_Data shown_.

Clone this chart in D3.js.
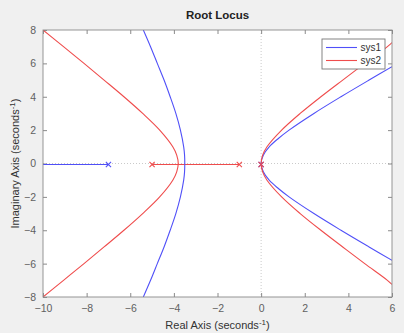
<!DOCTYPE html>
<html>
<head>
<meta charset="utf-8">
<script src="https://cdn.jsdelivr.net/npm/d3@7"></script>
<style>
  html, body { margin: 0; padding: 0; background: #f0f0f0; }
  svg { display: block; font-family: "Liberation Sans", Arial, Helvetica, sans-serif; }
</style>
</head>
<body>
<svg id="chart" width="404" height="333"></svg>
<script>
// Axis ticks
const xTicks = [-10, -8, -6, -4, -2, 0, 2, 4, 6];
const yTicks = [-8, -6, -4, -2, 0, 2, 4, 6, 8];

// Open-loop poles of each system (real axis)
const sys1Poles = [-7, 0];
const sys2Poles = [-5, -1, 0];

// Locus branches as [real, imaginary] points
const sys1RealAxis = [[-10, 0], [-7, 0]];
const sys1Left = [
  [-5.4, 8], [-5.07, 7], [-4.76, 6], [-4.45, 5], [-4.17, 4], [-3.91, 3], [-3.7, 2],
  [-3.55, 1], [-3.51, 0.5], [-3.5, 0], [-3.51, -0.5], [-3.55, -1], [-3.7, -2],
  [-3.91, -3], [-4.17, -4], [-4.45, -5], [-4.76, -6], [-5.07, -7], [-5.4, -8]
];
const sys1Right = [
  [6, 5.8], [4.95, 5], [3.66, 4], [2.42, 3], [1.28, 2], [0.79, 1.5], [0.37, 1], [0.1, 0.5],
  [0, 0], [0.1, -0.5], [0.37, -1], [0.79, -1.5], [1.28, -2], [2.42, -3], [3.66, -4],
  [4.95, -5], [6, -5.8]
];

const sys2RealAxis = [[-5, 0], [-1, 0]];
const sys2Left = [
  [-10, 8], [-9.06, 7], [-8.12, 6], [-7.2, 5], [-6.29, 4], [-5.43, 3], [-4.65, 2],
  [-4.05, 1], [-3.87, 0.5], [-3.8, 0], [-3.87, -0.5], [-4.05, -1], [-4.65, -2],
  [-5.43, -3], [-6.29, -4], [-7.2, -5], [-8.12, -6], [-9.06, -7], [-10, -8]
];
const sys2Right = [
  [6, 7.25], [5.79, 7], [4.75, 6], [3.74, 5], [2.74, 4], [1.79, 3], [0.94, 2], [0.27, 1],
  [0.07, 0.5], [0, 0], [0.07, -0.5], [0.27, -1], [0.94, -2], [1.79, -3], [2.74, -4],
  [3.74, -5], [4.75, -6], [5.79, -7], [6, -7.25]
];

const legendNames = ["sys1", "sys2"];
const colors = { sys1: "#5050f8", sys2: "#ef4c4c" };

const W = 404, H = 333;
const margin = { left: 43, right: 12, top: 30, bottom: 36 };
const pw = W - margin.left - margin.right;
const ph = H - margin.top - margin.bottom;

const svg = d3.select("#chart");
const x = d3.scaleLinear().domain([-10, 6]).range([0, pw]);
const y = d3.scaleLinear().domain([-8, 8]).range([ph, 0]);

const g = svg.append("g").attr("transform", `translate(${margin.left},${margin.top})`);

// Plot background
g.append("rect").attr("width", pw).attr("height", ph).attr("fill", "#ffffff");

g.append("clipPath").attr("id", "plotClip")
  .append("rect").attr("width", pw).attr("height", ph);

// Dotted zero lines
g.append("line").attr("x1", x(0)).attr("x2", x(0)).attr("y1", 0).attr("y2", ph)
  .attr("stroke", "#bdbdbd").attr("stroke-width", 0.8).attr("stroke-dasharray", "1,2");
g.append("line").attr("x1", 0).attr("x2", pw).attr("y1", y(0)).attr("y2", y(0))
  .attr("stroke", "#bdbdbd").attr("stroke-width", 0.8).attr("stroke-dasharray", "1,2");

// Axes (ticks inside, mirrored on opposite sides)
const tickColor = "#606060";
function styleAxis(sel) {
  sel.select(".domain").remove();
  sel.selectAll(".tick line").attr("stroke", "#8a8a8a");
  sel.selectAll(".tick text").attr("fill", tickColor).attr("font-size", 10.5);
}
g.append("g").attr("transform", `translate(0,${ph})`)
  .call(d3.axisBottom(x).tickValues(xTicks).tickSizeInner(-4).tickSizeOuter(0).tickPadding(8))
  .call(styleAxis);
g.append("g")
  .call(d3.axisTop(x).tickValues(xTicks).tickSizeInner(-4).tickSizeOuter(0).tickFormat(""))
  .call(styleAxis);
g.append("g")
  .call(d3.axisLeft(y).tickValues(yTicks).tickSizeInner(-4).tickSizeOuter(0).tickPadding(7))
  .call(styleAxis);
g.append("g").attr("transform", `translate(${pw},0)`)
  .call(d3.axisRight(y).tickValues(yTicks).tickSizeInner(-4).tickSizeOuter(0).tickFormat(""))
  .call(styleAxis);

// Locus curves
const plot = g.append("g").attr("clip-path", "url(#plotClip)");
const curve = d3.line().x(d => x(d[0])).y(d => y(d[1])).curve(d3.curveCatmullRom.alpha(0.5));
const straight = d3.line().x(d => x(d[0])).y(d => Math.round(y(d[1])) + 0.5);

function drawBranch(data, color, gen) {
  plot.append("path").datum(data).attr("d", gen)
    .attr("fill", "none").attr("stroke", color).attr("stroke-width", 1.1);
}
drawBranch(sys1RealAxis, colors.sys1, straight);
drawBranch(sys2RealAxis, colors.sys2, straight);
[sys1Left, sys1Right].forEach(b => drawBranch(b, colors.sys1, curve));
[sys2Left, sys2Right].forEach(b => drawBranch(b, colors.sys2, curve));

// Pole markers
function drawPoles(poles, color) {
  const s = 2.6;
  poles.forEach(p => {
    const cx = x(p), cy = Math.round(y(0)) + 0.5;
    plot.append("path")
      .attr("d", `M${cx - s},${cy - s}L${cx + s},${cy + s}M${cx - s},${cy + s}L${cx + s},${cy - s}`)
      .attr("stroke", color).attr("stroke-width", 1.1).attr("fill", "none");
  });
}
drawPoles(sys1Poles, colors.sys1);
drawPoles(sys2Poles, colors.sys2);

// Box
g.append("rect").attr("width", pw).attr("height", ph)
  .attr("fill", "none").attr("stroke", "#8a8a8a").attr("stroke-width", 0.9);

// Legend
const lg = svg.append("g").attr("transform", "translate(322,39)");
lg.append("rect").attr("width", 63).attr("height", 30)
  .attr("fill", "#ffffff").attr("stroke", "#777").attr("stroke-width", 0.9);
legendNames.forEach((name, i) => {
  const yy = 8.5 + i * 13;
  lg.append("line").attr("x1", 4).attr("x2", 35).attr("y1", yy).attr("y2", yy)
    .attr("stroke", colors[name]).attr("stroke-width", 1.1);
  lg.append("text").attr("x", 59).attr("y", yy + 3.5).attr("text-anchor", "end")
    .attr("font-size", 10).attr("fill", "#333").text(name);
});

// Title
svg.append("text").attr("x", margin.left + pw / 2).attr("y", 18.5)
  .attr("text-anchor", "middle").attr("font-size", 11.5).attr("font-weight", "bold")
  .attr("fill", "#222").text("Root Locus");

// Axis labels
const xl = svg.append("text").attr("x", margin.left + pw / 2).attr("y", 329)
  .attr("text-anchor", "middle").attr("font-size", 11).attr("fill", "#333");
xl.append("tspan").text("Real Axis (seconds");
xl.append("tspan").attr("dy", -4).attr("font-size", 8).text("-1");
xl.append("tspan").attr("dy", 4).text(")");

const yl = svg.append("text")
  .attr("transform", `translate(19,${margin.top + ph / 2}) rotate(-90)`)
  .attr("text-anchor", "middle").attr("font-size", 11).attr("fill", "#333");
yl.append("tspan").text("Imaginary Axis (seconds");
yl.append("tspan").attr("dy", -4).attr("font-size", 8).text("-1");
yl.append("tspan").attr("dy", 4).text(")");
</script>
</body>
</html>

_Written problem_. Reproduce the material above from its first line through the line containing "0, 2, 4, 6, 8];", both ends included, and skip every picture.

_Solved exercise_.
Clone this chart in D3.js.
<!DOCTYPE html>
<html>
<head>
<meta charset="utf-8">
<script src="https://cdn.jsdelivr.net/npm/d3@7"></script>
<style>
  html, body { margin: 0; padding: 0; background: #f0f0f0; }
  svg { display: block; font-family: "Liberation Sans", Arial, Helvetica, sans-serif; }
</style>
</head>
<body>
<svg id="chart" width="404" height="333"></svg>
<script>
// Axis ticks
const xTicks = [-10, -8, -6, -4, -2, 0, 2, 4, 6];
const yTicks = [-8, -6, -4, -2, 0, 2, 4, 6, 8];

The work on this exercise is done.